Chi legge con costanza e affetto Zerocinquantuno sa bene qual è la nostra linea redazionale: scrivere a ragion veduta e solo quando le notizie hanno un fondamento, non tanto per acchiappare click. Più volte abbiamo smentito le voci su Marko Arnautovic alla Juventus, perché mai con i bianconeri è stata imbastita una trattativa. E infatti tutto si è sciolto come neve al sole. Diverso nel caso del Manchester United: stamattina abbiamo parlato di un’offerta ufficiale effettivamente arrivata a Casteldebole, ma non se ne farà nulla: il centravanti resterà al Bologna, come ripetuto svariate volte dalla proprietà e dalla dirigenza del club.
Dispiace però constatare, a costo di passare per inguaribili romantici, come ormai il calcio di un tempo non esista più: gli Andersson che rifiutano la Juventus, i Signori che firmano in bianco e i Nervo che giocano 411 partite con la stessa maglia equivalgono a mosche bianche, anzi, sono ‘animali’ ormai estinti. Quel football è morto e sepolto, la riconoscenza nei confronti di una piazza, di un club e di un allenatore (definito «padre o fratello maggiore», che sta combattendo una durissima battaglia dimostrando un attaccamento esemplare alla vita e al proprio lavoro, sostenuto con coraggio dalla società a livello sia umano che professionale) è diventata una chimera. In tal senso, le frettolose partenze di Hickey, Svanberg e Theate, pur importanti per il bilancio, sono la conferma che la voglia di rimanere qui ancora un po’ e crescere insieme al BFC (o quantomeno aiutarlo sul piano economico, vedi lo svedese) era molto poca. BFC che peraltro li aveva tirati fuori praticamente dal nulla e posti sul palcoscenico della Serie A, è bene ricordarlo.

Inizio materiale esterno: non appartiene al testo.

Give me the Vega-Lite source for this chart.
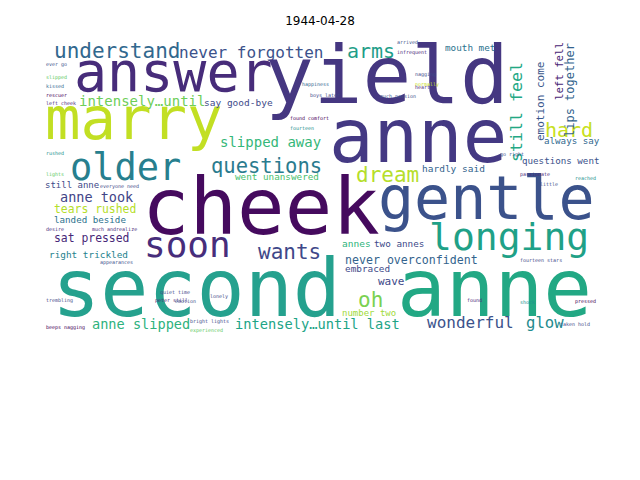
{
  "$schema": "https://vega.github.io/schema/vega-lite/v6.json",
  "width": 640,
  "height": 480,
  "autosize": "none",
  "padding": 0,
  "background": "white",
  "title": {"text": "1944-04-28", "offset": -28, "font": "DejaVu Sans", "fontSize": 12, "fontWeight": "normal", "color": "black"},
  "data": {
    "values": [
      {"word": "understand", "x": 54, "y": 58, "size": 21, "angle": 0, "color": "#31688e"},
      {"word": "never forgotten", "x": 179, "y": 58, "size": 16, "angle": 0, "color": "#3b528b"},
      {"word": "arms", "x": 347, "y": 58, "size": 20, "angle": 0, "color": "#1f9e89"},
      {"word": "answer", "x": 74, "y": 91, "size": 55, "angle": 0, "color": "#472c7a"},
      {"word": "yield", "x": 265, "y": 103, "size": 81, "angle": 0, "color": "#453781"},
      {"word": "anne", "x": 329, "y": 162, "size": 74, "angle": 0, "color": "#443983"},
      {"word": "marry", "x": 45, "y": 139, "size": 59, "angle": 0, "color": "#c2df23"},
      {"word": "older", "x": 70, "y": 180, "size": 37, "angle": 0, "color": "#277f8e"},
      {"word": "slipped away", "x": 220, "y": 147, "size": 14, "angle": 0, "color": "#35b779"},
      {"word": "questions", "x": 211, "y": 173, "size": 20.5, "angle": 0, "color": "#2a7b8e"},
      {"word": "intensely…until", "x": 79, "y": 106, "size": 14, "angle": 0, "color": "#6ece58"},
      {"word": "say good-bye", "x": 204, "y": 106, "size": 9.5, "angle": 0, "color": "#3e4a89"},
      {"word": "cheek", "x": 142, "y": 234, "size": 79, "angle": 0, "color": "#450a5e"},
      {"word": "gentle", "x": 378, "y": 219, "size": 60, "angle": 0, "color": "#3b528b"},
      {"word": "dream", "x": 356, "y": 182, "size": 21, "angle": 0, "color": "#b5de2b"},
      {"word": "hard", "x": 545, "y": 137, "size": 20, "angle": 0, "color": "#c8e020"},
      {"word": "longing", "x": 429, "y": 250, "size": 38, "angle": 0, "color": "#1fa187"},
      {"word": "soon", "x": 144, "y": 257, "size": 36, "angle": 0, "color": "#472d7b"},
      {"word": "wants", "x": 258, "y": 259, "size": 21, "angle": 0, "color": "#3f4889"},
      {"word": "second", "x": 52, "y": 316, "size": 80, "angle": 0, "color": "#25a18e"},
      {"word": "anne", "x": 397, "y": 316, "size": 81, "angle": 0, "color": "#22a884"},
      {"word": "oh", "x": 358, "y": 307, "size": 21, "angle": 0, "color": "#7ad151"},
      {"word": "anne took", "x": 60, "y": 202, "size": 13.5, "angle": 0, "color": "#414487"},
      {"word": "tears rushed", "x": 54, "y": 213, "size": 11.4, "angle": 0, "color": "#b5de2b"},
      {"word": "landed beside", "x": 54, "y": 223, "size": 9.2, "angle": 0, "color": "#2c728e"},
      {"word": "sat pressed", "x": 54, "y": 242, "size": 11.4, "angle": 0, "color": "#482878"},
      {"word": "right trickled", "x": 49, "y": 258, "size": 9.4, "angle": 0, "color": "#26828e"},
      {"word": "still anne", "x": 45, "y": 188, "size": 9, "angle": 0, "color": "#3e4a89"},
      {"word": "anne slipped", "x": 92, "y": 329, "size": 13.6, "angle": 0, "color": "#2db27d"},
      {"word": "intensely…until last", "x": 235, "y": 329, "size": 13.7, "angle": 0, "color": "#20a486"},
      {"word": "wonderful", "x": 427, "y": 328, "size": 16, "angle": 0, "color": "#3b528b"},
      {"word": "glow", "x": 526, "y": 328, "size": 15.6, "angle": 0, "color": "#238a8d"},
      {"word": "never overconfident", "x": 345, "y": 264, "size": 11.6, "angle": 0, "color": "#33638d"},
      {"word": "embraced", "x": 345, "y": 272, "size": 9.4, "angle": 0, "color": "#3e4a89"},
      {"word": "wave", "x": 378, "y": 285, "size": 11, "angle": 0, "color": "#3e4989"},
      {"word": "number two", "x": 342, "y": 316, "size": 9, "angle": 0, "color": "#a0da39"},
      {"word": "annes", "x": 342, "y": 247, "size": 9.5, "angle": 0, "color": "#2fb47c"},
      {"word": "two annes", "x": 374, "y": 247, "size": 9.3, "angle": 0, "color": "#3e4a89"},
      {"word": "went unanswered", "x": 235, "y": 180, "size": 9.3, "angle": 0, "color": "#4ac16d"},
      {"word": "hardly said", "x": 422, "y": 172, "size": 9.5, "angle": 0, "color": "#33638d"},
      {"word": "questions went", "x": 522, "y": 164, "size": 9.2, "angle": 0, "color": "#3b528b"},
      {"word": "always say", "x": 544, "y": 144, "size": 9.2, "angle": 0, "color": "#31688e"},
      {"word": "mouth met", "x": 445, "y": 51, "size": 9.3, "angle": 0, "color": "#2c728e"},
      {"word": "still feel", "x": 522, "y": 162, "size": 16.6, "angle": -90, "color": "#22a884"},
      {"word": "emotion come", "x": 544, "y": 141, "size": 11, "angle": -90, "color": "#39568c"},
      {"word": "left fell", "x": 563, "y": 100, "size": 10.7, "angle": -90, "color": "#482475"},
      {"word": "lips together", "x": 574, "y": 137, "size": 12, "angle": -90, "color": "#33638d"},
      {"word": "ever go", "x": 46, "y": 66, "size": 5, "angle": 0, "color": "#3b528b"},
      {"word": "slipped", "x": 46, "y": 79, "size": 5, "angle": 0, "color": "#5ec962"},
      {"word": "kissed", "x": 46, "y": 88, "size": 5, "angle": 0, "color": "#31688e"},
      {"word": "rescuer", "x": 46, "y": 97, "size": 5, "angle": 0, "color": "#440154"},
      {"word": "left cheek", "x": 46, "y": 105, "size": 5, "angle": 0, "color": "#482878"},
      {"word": "rushed", "x": 46, "y": 155, "size": 5, "angle": 0, "color": "#21918c"},
      {"word": "lights", "x": 46, "y": 176, "size": 5, "angle": 0, "color": "#5ec962"},
      {"word": "desire", "x": 46, "y": 231, "size": 5, "angle": 0, "color": "#482878"},
      {"word": "trembling", "x": 46, "y": 302, "size": 5, "angle": 0, "color": "#3e4a89"},
      {"word": "beeps nagging", "x": 46, "y": 329, "size": 5, "angle": 0, "color": "#440154"},
      {"word": "much andrealize", "x": 92, "y": 231, "size": 5, "angle": 0, "color": "#482878"},
      {"word": "everyone need", "x": 100, "y": 188, "size": 5, "angle": 0, "color": "#3e4a89"},
      {"word": "arrived", "x": 397, "y": 44, "size": 5, "angle": 0, "color": "#3b528b"},
      {"word": "infrequent", "x": 397, "y": 54, "size": 5, "angle": 0, "color": "#482878"},
      {"word": "nagging", "x": 415, "y": 76, "size": 5, "angle": 0, "color": "#3e4a89"},
      {"word": "normally", "x": 415, "y": 86, "size": 5, "angle": 0, "color": "#c8e020"},
      {"word": "heart", "x": 415, "y": 89, "size": 5, "angle": 0, "color": "#482878"},
      {"word": "much passion", "x": 380, "y": 98, "size": 5, "angle": 0, "color": "#3b528b"},
      {"word": "happiness", "x": 302, "y": 86, "size": 5, "angle": 0, "color": "#31688e"},
      {"word": "boys later", "x": 310, "y": 97, "size": 5, "angle": 0, "color": "#3e4a89"},
      {"word": "found comfort", "x": 290, "y": 120, "size": 5, "angle": 0, "color": "#440154"},
      {"word": "fourteen", "x": 290, "y": 130, "size": 5, "angle": 0, "color": "#21918c"},
      {"word": "go right", "x": 500, "y": 156, "size": 5, "angle": 0, "color": "#3b528b"},
      {"word": "passionate", "x": 520, "y": 176, "size": 5, "angle": 0, "color": "#482878"},
      {"word": "reached", "x": 575, "y": 180, "size": 5, "angle": 0, "color": "#21918c"},
      {"word": "little", "x": 540, "y": 186, "size": 5, "angle": 0, "color": "#3b528b"},
      {"word": "fourteen stars", "x": 520, "y": 262, "size": 5, "angle": 0, "color": "#3e4a89"},
      {"word": "pressed", "x": 575, "y": 303, "size": 5, "angle": 0, "color": "#440154"},
      {"word": "taken hold", "x": 560, "y": 326, "size": 5, "angle": 0, "color": "#3e4a89"},
      {"word": "found", "x": 467, "y": 302, "size": 5, "angle": 0, "color": "#482878"},
      {"word": "shock", "x": 520, "y": 304, "size": 5, "angle": 0, "color": "#21918c"},
      {"word": "bright lights", "x": 190, "y": 323, "size": 5, "angle": 0, "color": "#3e4a89"},
      {"word": "experienced", "x": 190, "y": 332, "size": 5, "angle": 0, "color": "#5ec962"},
      {"word": "appearances", "x": 100, "y": 264, "size": 5, "angle": 0, "color": "#3b528b"},
      {"word": "quiet time", "x": 160, "y": 294, "size": 5, "angle": 0, "color": "#3e4a89"},
      {"word": "peter still", "x": 155, "y": 302, "size": 5, "angle": 0, "color": "#482878"},
      {"word": "emotion", "x": 175, "y": 303, "size": 5, "angle": 0, "color": "#3b528b"},
      {"word": "lonely", "x": 210, "y": 298, "size": 5, "angle": 0, "color": "#3e4a89"}
    ]
  },
  "mark": {"type": "text", "align": "left", "baseline": "alphabetic", "font": "DejaVu Sans Mono", "clip": false},
  "encoding": {
    "x": {"field": "x", "type": "quantitative", "scale": {"domain": [0, 640]}, "axis": null},
    "y": {"field": "y", "type": "quantitative", "scale": {"domain": [480, 0]}, "axis": null},
    "text": {"field": "word"},
    "size": {"field": "size", "type": "quantitative", "scale": null, "legend": null},
    "angle": {"field": "angle", "type": "quantitative", "scale": null},
    "color": {"field": "color", "type": "nominal", "scale": null}
  },
  "config": {"view": {"stroke": null}}
}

Il calcio, quello vero, è e resterà sempre il tifoso: colui che ci mette tutto il cuore possibile e anche di più, che non teme sole, pioggia, vento o neve, che compie sacrifici sobbarcandosi chilometri su chilometri dopo una giornata di lavoro massacrante, che si toglie una parte di stipendio per sottoscrivere l’abbonamento e non abbandonare la propria fede in un momento in cui l’economia è drammaticamente a terra. Sarà pure retorica ma il vero Bologna, quello che ama la maglia, siede sugli spalti.